▶ Task description
Find out how many lines of the material contain the string "image" and give only that figure.

▶ Material provided

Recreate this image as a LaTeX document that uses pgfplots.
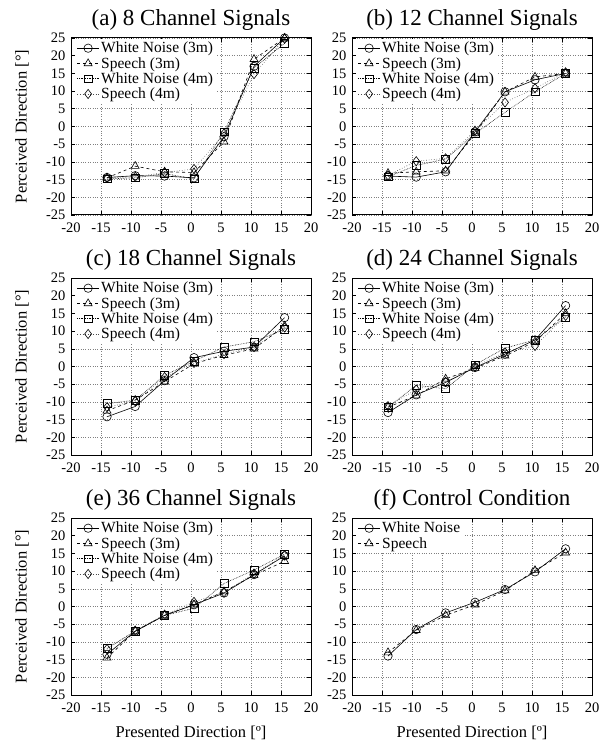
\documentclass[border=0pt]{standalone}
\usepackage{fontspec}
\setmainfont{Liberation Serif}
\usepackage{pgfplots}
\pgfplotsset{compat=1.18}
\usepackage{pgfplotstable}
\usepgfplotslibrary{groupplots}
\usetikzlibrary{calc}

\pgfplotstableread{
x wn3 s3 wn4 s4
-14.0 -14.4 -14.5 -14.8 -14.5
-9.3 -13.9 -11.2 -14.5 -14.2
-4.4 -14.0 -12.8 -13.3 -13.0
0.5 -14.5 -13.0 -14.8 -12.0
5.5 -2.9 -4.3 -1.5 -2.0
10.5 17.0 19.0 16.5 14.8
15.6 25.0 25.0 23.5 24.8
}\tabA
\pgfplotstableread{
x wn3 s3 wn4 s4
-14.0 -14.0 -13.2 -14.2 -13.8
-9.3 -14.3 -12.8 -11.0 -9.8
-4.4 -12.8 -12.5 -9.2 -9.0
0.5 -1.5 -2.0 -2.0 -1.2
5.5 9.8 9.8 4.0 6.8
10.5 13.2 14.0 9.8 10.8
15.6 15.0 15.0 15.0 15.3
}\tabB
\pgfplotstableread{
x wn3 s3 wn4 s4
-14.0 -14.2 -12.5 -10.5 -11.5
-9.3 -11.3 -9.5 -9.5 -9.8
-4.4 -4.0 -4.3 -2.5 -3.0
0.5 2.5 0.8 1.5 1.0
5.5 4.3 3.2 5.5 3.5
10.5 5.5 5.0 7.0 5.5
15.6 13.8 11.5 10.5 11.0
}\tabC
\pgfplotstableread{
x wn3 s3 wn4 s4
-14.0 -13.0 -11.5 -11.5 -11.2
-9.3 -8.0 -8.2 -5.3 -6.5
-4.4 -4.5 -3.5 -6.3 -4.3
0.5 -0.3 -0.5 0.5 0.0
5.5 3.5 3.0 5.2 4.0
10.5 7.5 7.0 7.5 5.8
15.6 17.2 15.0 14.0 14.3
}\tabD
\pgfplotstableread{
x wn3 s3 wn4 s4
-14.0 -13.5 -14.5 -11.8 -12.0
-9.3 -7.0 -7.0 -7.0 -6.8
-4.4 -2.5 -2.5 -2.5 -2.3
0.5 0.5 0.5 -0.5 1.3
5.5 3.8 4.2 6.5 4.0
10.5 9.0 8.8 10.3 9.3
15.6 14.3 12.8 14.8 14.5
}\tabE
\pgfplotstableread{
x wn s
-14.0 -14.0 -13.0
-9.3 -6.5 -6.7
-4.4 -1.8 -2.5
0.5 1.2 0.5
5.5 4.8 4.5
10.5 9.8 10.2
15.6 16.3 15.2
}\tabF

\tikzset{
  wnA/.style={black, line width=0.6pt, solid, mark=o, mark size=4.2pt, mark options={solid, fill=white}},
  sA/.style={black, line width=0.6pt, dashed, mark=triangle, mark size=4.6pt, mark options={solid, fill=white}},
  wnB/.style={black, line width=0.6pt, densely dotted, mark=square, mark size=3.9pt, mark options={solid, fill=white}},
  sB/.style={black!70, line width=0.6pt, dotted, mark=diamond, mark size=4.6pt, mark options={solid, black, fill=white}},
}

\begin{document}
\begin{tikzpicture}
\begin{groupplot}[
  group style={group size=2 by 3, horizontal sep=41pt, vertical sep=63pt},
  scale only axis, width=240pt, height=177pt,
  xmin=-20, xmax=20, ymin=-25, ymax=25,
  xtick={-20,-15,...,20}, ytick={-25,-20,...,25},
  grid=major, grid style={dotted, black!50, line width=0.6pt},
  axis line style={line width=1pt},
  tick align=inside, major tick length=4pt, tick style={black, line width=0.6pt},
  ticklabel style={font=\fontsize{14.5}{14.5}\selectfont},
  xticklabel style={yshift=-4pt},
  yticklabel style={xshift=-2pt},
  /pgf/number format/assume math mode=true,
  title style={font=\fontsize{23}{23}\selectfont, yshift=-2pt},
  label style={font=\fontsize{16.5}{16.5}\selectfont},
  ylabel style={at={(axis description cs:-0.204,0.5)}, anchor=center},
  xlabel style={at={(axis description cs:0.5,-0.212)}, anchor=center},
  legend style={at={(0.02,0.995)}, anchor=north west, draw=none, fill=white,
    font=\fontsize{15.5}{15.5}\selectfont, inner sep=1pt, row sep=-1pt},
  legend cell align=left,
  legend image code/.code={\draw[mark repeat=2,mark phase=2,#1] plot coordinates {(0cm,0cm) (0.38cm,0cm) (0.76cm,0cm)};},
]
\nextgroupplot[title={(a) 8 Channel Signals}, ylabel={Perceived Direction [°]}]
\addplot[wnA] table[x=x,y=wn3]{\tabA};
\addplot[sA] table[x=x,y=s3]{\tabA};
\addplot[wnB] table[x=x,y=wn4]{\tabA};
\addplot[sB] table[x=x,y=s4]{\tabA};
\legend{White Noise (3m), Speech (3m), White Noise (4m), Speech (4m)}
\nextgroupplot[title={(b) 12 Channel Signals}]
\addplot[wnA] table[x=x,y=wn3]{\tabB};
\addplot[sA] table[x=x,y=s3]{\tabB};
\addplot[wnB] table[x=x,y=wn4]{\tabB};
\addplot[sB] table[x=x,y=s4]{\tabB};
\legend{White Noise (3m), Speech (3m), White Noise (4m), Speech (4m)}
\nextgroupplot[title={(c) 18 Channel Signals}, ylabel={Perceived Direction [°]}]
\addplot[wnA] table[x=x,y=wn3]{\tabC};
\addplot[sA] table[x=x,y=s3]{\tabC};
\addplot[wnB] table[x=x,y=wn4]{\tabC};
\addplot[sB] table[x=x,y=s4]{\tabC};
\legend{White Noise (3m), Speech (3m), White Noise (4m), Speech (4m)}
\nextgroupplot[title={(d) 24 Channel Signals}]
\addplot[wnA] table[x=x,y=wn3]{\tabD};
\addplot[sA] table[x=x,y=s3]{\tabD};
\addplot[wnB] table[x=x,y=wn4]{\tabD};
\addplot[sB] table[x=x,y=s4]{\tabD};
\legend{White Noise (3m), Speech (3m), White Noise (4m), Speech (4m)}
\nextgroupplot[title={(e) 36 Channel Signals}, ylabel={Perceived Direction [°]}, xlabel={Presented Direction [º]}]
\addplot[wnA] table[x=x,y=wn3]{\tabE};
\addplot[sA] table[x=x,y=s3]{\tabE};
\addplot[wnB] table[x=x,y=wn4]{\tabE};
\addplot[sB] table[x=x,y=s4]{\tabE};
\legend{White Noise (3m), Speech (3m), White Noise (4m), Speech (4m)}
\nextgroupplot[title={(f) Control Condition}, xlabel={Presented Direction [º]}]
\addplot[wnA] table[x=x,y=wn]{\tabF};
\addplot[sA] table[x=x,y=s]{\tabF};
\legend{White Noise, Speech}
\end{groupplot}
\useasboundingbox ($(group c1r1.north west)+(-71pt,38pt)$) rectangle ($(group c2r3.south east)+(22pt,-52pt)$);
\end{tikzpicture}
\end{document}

▶ The reply
2